Wyndham's literary roots in pulp sci-fi short stories for the US market have never been so obvious, although this story of not-quite cloning anticipates late 20th-century technological developments to dramatic effect. Wyndham had written numerous short stories for US magazines during the 1930s and 1940s, under pseudonyms constructed by mixing variants of his real full name, John Wyndham Parkes Lucas Beynon Harris. The legacy of those stories is abundantly clear in Plan for Chaos, with its combination of hard guys, wisecracking dames and crunchy beatings administered by goons. But, as is noticed in the useful introduction, all this is forced – a fact Wyndham subconsciously admits when having his central character ridiculed as a "Limey" for his inauthentic speech.
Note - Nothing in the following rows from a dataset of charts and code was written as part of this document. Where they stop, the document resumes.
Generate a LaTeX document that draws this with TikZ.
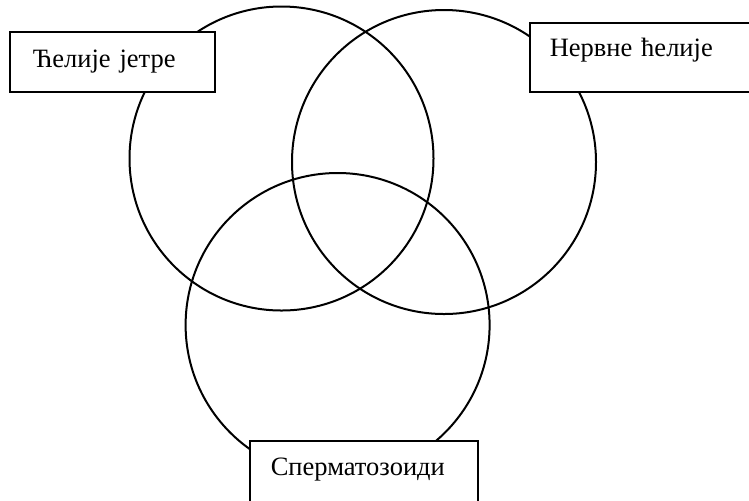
\documentclass[tikz,border=0pt]{standalone}
\usepackage{fontspec}
\setmainfont{Liberation Serif}
\usepackage{tikz}
\usetikzlibrary{positioning}

\begin{document}
\begin{tikzpicture}[
  x=0.5pt, y=-0.5pt,
  font=\fontsize{13.25}{16}\selectfont,
  set/.style={draw, circle, line width=1pt, minimum size=152pt, inner sep=0pt},
  lbl/.style={draw, fill=white, line width=0.8pt, anchor=north west,
              align=left, inner ysep=0pt},
]
\clip (0,0) rectangle (749,500);

% skupovi
\node[set] (jetra) at (281.5,158.5) {};
\node[set] (nervi) at (444,162) {};
\node[set] (sperma) at (337.6,325) {};

% natpisi
\node[lbl, inner xsep=11.5pt, text width=79.5pt, text height=18pt, text depth=12pt]
  (jetraLbl) at (9,31) {Ћелије јетре};
\node[lbl, inner xsep=10pt, text width=91.5pt, text height=17pt, text depth=17.5pt]
  (nerviLbl) at (529,22) {Нервне ћелије};
\node[lbl, inner xsep=10.5pt, text width=93pt, text height=17.5pt, text depth=13.5pt]
  (spermaLbl) at (249,440) {Сперматозоиди};
\end{tikzpicture}
\end{document}
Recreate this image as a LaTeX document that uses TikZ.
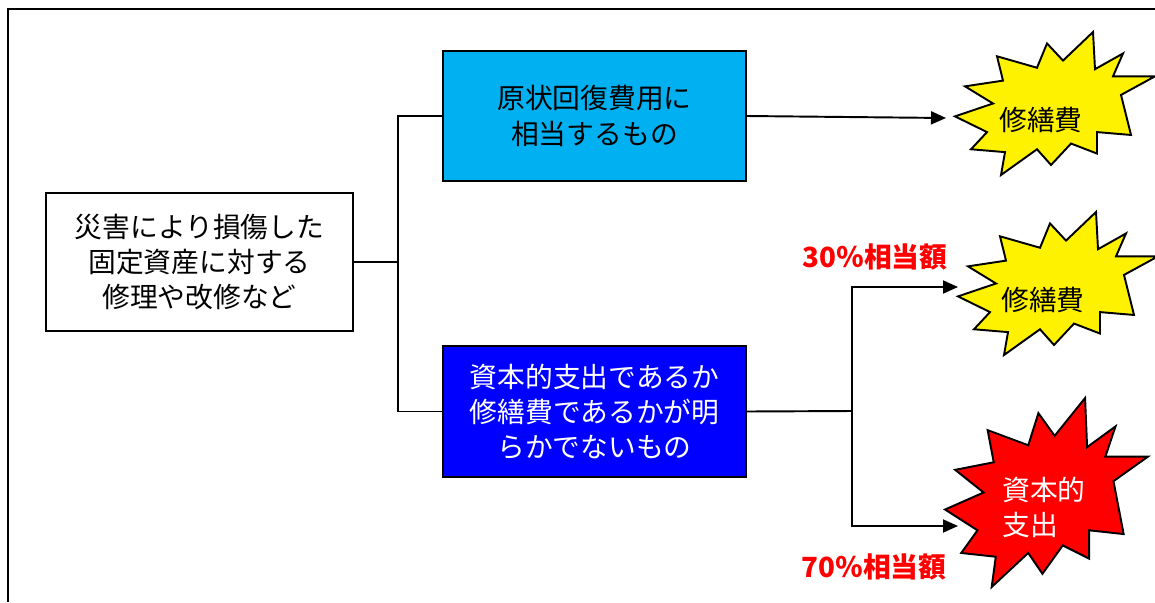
\documentclass[tikz,border=0pt]{standalone}
\usepackage{fontspec}
\setmainfont{Noto Sans CJK JP}
\usepackage{xcolor}
\usepackage{tikz}
\usetikzlibrary{arrows.meta,positioning,calc}

\definecolor{skyfill}{HTML}{00B0F0}
\definecolor{deepblue}{HTML}{0000FF}

\tikzset{
  burst/.pic={
    \filldraw[fill=#1, line width=1.1pt, line join=miter]
      (0,59) -- (19,50) -- (5,38) -- (24,34) -- (21,17) -- (41,25) -- (46,8) -- (54,20)
      -- (69,0) -- (70,26) -- (84,15) -- (79,31) -- (100,31) -- (83,44) -- (88,72) -- (71,70)
      -- (71,85) -- (58,78) -- (48,93) -- (41,82) -- (23,100) -- (25,84) -- (8,82) -- (16,70)
      -- cycle;
  }
}

\begin{document}
\begin{tikzpicture}[x=0.02cm, y=-0.02cm,
    box/.style={rectangle, draw, line width=1.1pt, inner sep=0pt, align=center, minimum width=6.1cm, font=\fontsize{15.8}{20}\selectfont},
    bursttext/.style={inner sep=0pt, font=\fontsize{15.8}{20}\selectfont},
    pct/.style={inner sep=0pt, text=red, font=\fontsize{15.8}{20}\selectfont\bfseries},
    line/.style={line width=1.1pt},
    arrow/.style={-{Triangle[length=0.3cm, width=0.26cm]}, line width=1.1pt}]

    \useasboundingbox (0,0) rectangle (1155,602);

    % Frame
    \draw[line width=1.2pt] (8,602) -- (8,9) -- (1155,9);

    % Boxes
    \node[box, minimum width=6.14cm, minimum height=2.76cm, fill=white] (cause) at (199.5,262) {災害により損傷した\\固定資産に対する\\修理や改修など};
    \node[box, minimum width=6.06cm, minimum height=2.6cm, fill=skyfill] (orig) at (594.5,116) {原状回復費用に\\相当するもの};
    \node[box, minimum width=6.06cm, minimum height=2.62cm, fill=deepblue, text=white] (unclear) at (594.5,411.5) {資本的支出であるか\\修繕費であるかが明\\らかでないもの};

    % Bursts
    \pic[xscale=2.0, yscale=1.43] at (955,32) {burst=yellow};
    \pic[xscale=2.0, yscale=1.43] at (958,212) {burst=yellow};
    \pic[xscale=2.03, yscale=1.89] at (945,398) {burst=red};
    \node[bursttext] (rep1) at (1041,120) {修繕費};
    \node[bursttext] (rep2) at (1043,300) {修繕費};
    \node[bursttext, text=white, align=left] (cap) at (1044,507) {資本的\\支出};

    % Connectors
    \coordinate (j1) at (398,262);
    \coordinate (j2) at (852,411);
    \coordinate (in1) at (946,118);
    \coordinate (in2) at (958,287);
    \coordinate (in3) at (958,526);
    \draw[line] (cause.east) -- (j1);
    \draw[line] (orig.west) -| (j1) |- (unclear.west);
    \draw[arrow] (orig.east) -- (in1);
    \draw[line] (unclear.east) -- (j2);
    \draw[arrow] (j2) |- (in2);
    \draw[arrow] (j2) |- (in3);

    % Shares
    \node[pct] (p30) at (875,257) {30％相当額};
    \node[pct] (p70) at (874,567) {70％相当額};

\end{tikzpicture}
\end{document}
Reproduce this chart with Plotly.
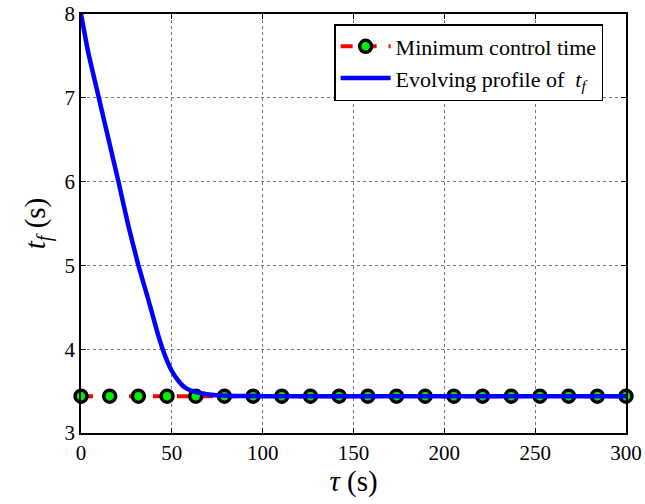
import plotly.graph_objects as go

# Minimum control time (constant reference, with markers)
min_tau = [0, 15.79, 31.58, 47.37, 63.16, 78.95, 94.74, 110.53, 126.32, 142.11,
           157.89, 173.68, 189.47, 205.26, 221.05, 236.84, 252.63, 268.42, 284.21, 300]
min_tf = [3.44] * len(min_tau)

# Evolving profile of t_f
evo_tau = [0, 4.0, 9.6, 15.1, 20.6, 26.1, 31.6, 37.1, 42.6, 46.3, 50.0, 53.7,
           57.4, 62.9, 70.2, 80, 100, 150, 200, 250, 300]
evo_tf = [8.0, 7.54, 7.02, 6.51, 6.0, 5.47, 5.0, 4.59, 4.16, 3.92, 3.74, 3.62,
          3.54, 3.49, 3.46, 3.445, 3.44, 3.44, 3.44, 3.44, 3.44]

x_ticks = [0, 50, 100, 150, 200, 250, 300]
y_ticks = [3, 4, 5, 6, 7, 8]

serif = "Times New Roman"

fig = go.Figure()
fig.add_trace(go.Scatter(
    x=min_tau, y=min_tf, mode="lines+markers",
    name="Minimum control time",
    line=dict(color="#ff0000", width=4, dash="dash"),
    marker=dict(size=12, color="#00ee00", line=dict(color="black", width=3.5)),
    cliponaxis=False,
))
fig.add_trace(go.Scatter(
    x=evo_tau, y=evo_tf, mode="lines",
    name="Evolving profile of  <i>t</i><sub><i>f</i></sub>",
    line=dict(color="#0000ff", width=4.5, shape="spline", smoothing=0.5),
))

axis_common = dict(
    showgrid=True, gridcolor="#777777", griddash="dot", gridwidth=1,
    showline=True, linecolor="black", linewidth=1.5, mirror="ticks",
    ticks="inside", ticklen=5, tickcolor="black", zeroline=False,
    tickfont=dict(family=serif, size=21, color="black"),
    automargin=False, ticklabeloverflow="allow",
)

fig.update_layout(
    width=645, height=504,
    margin=dict(l=81, r=19, t=14, b=71, autoexpand=False),
    paper_bgcolor="white", plot_bgcolor="white",
    font=dict(family=serif, color="black", size=21),
    xaxis=dict(range=[0, 300], tickvals=x_ticks,
               title=dict(text="<i>τ</i> (s)", font=dict(family=serif, size=29), standoff=2),
               **axis_common),
    yaxis=dict(range=[3, 8], tickvals=y_ticks,
               title=dict(text="<i>t</i><sub><i>f</i></sub> (s)", font=dict(family=serif, size=29), standoff=10),
               **axis_common),
    legend=dict(x=0.958, y=0.976, xanchor="right", yanchor="top",
                bgcolor="white", bordercolor="black", borderwidth=1.5,
                font=dict(family=serif, size=22, color="black"),
                itemwidth=50, tracegroupgap=0),
    showlegend=True,
)

# Remove the browser's default 8 px body margin so the figure fills the window.
fig.write_html("out.html", config={"displayModeBar": False},
               post_script="document.body.style.margin='0';")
The gender politics are of their time: part of the reason that the hive-like jungle colony in Plan for Chaos becomes doomed is the urge of the Identikit women stashed there to settle down and start their own, nuclear, families, rather than riding to an atomic Gotterdämmerung with their leader. And the leader is an essay in Lady Macbeth studies plus racial-purity psychosis: "the Mother", whose name brings proleptic shades of Alien, is running a cloning programme which begins to explain the crew-cuts and blondes. But Mother is also the hero's unhinged über-Aryan aunt, previously presumed lost in the ruins of the Führer-bunker in 1945 Berlin. "Aunt Marta", as she has been incongruously known up until that point, does become more interesting, as the novel hinges upon her breakdown and defeat. From this come the best parts of writing – strangely discursive descriptions of boredom and fear that do not fit the structural architecture of the plot or wooden dialogue.

In Wyndham's other, more stylish and competent books – The Day of the Triffids, The Kraken Wakes and The Midwich Cuckoos – which were first published in the 1950s – the after-effects of the Second World War lend plausibility to his characters' activities. It is assumed that men will be au fait with small arms, be able to forage and enforce rationing – and take brutal decisions for the good of the whole. Indeed, the relish that Wyndham shows for the aesthetic of a devastated world puts him alongside other authors such as Rose Macaulay, or artists such as Graham Sutherland, with their biomorphic depictions of bomb sites and the "invasion" of nature into the city. But Plan for Chaos is perhaps most interesting for the way it shows how deeply Wyndham felt that the 1950s were a world the Nazis had made.

The hero's final escape from the jungle (featuring a superb description of airsickness in a flying saucer) leaves him and his fiancée apparently safe in Australia. But they are then repeatedly interrogated in some proto-Guantanamo corral. The reason: high-technology plans – cloning, alloys, weapons – had been smuggled out in his clothes. The clandestine history of how the West appropriated actual Nazi technology – from Werner von Braun's V2s transmogrifying into the Saturn V moonshot, to Reinhardt Gehlen's frantic re-recruitment of Nazi spies – has its imaginative corollary here. The result is slightly awkward, bogged down by its splicing of genre conventions, but horribly accurate.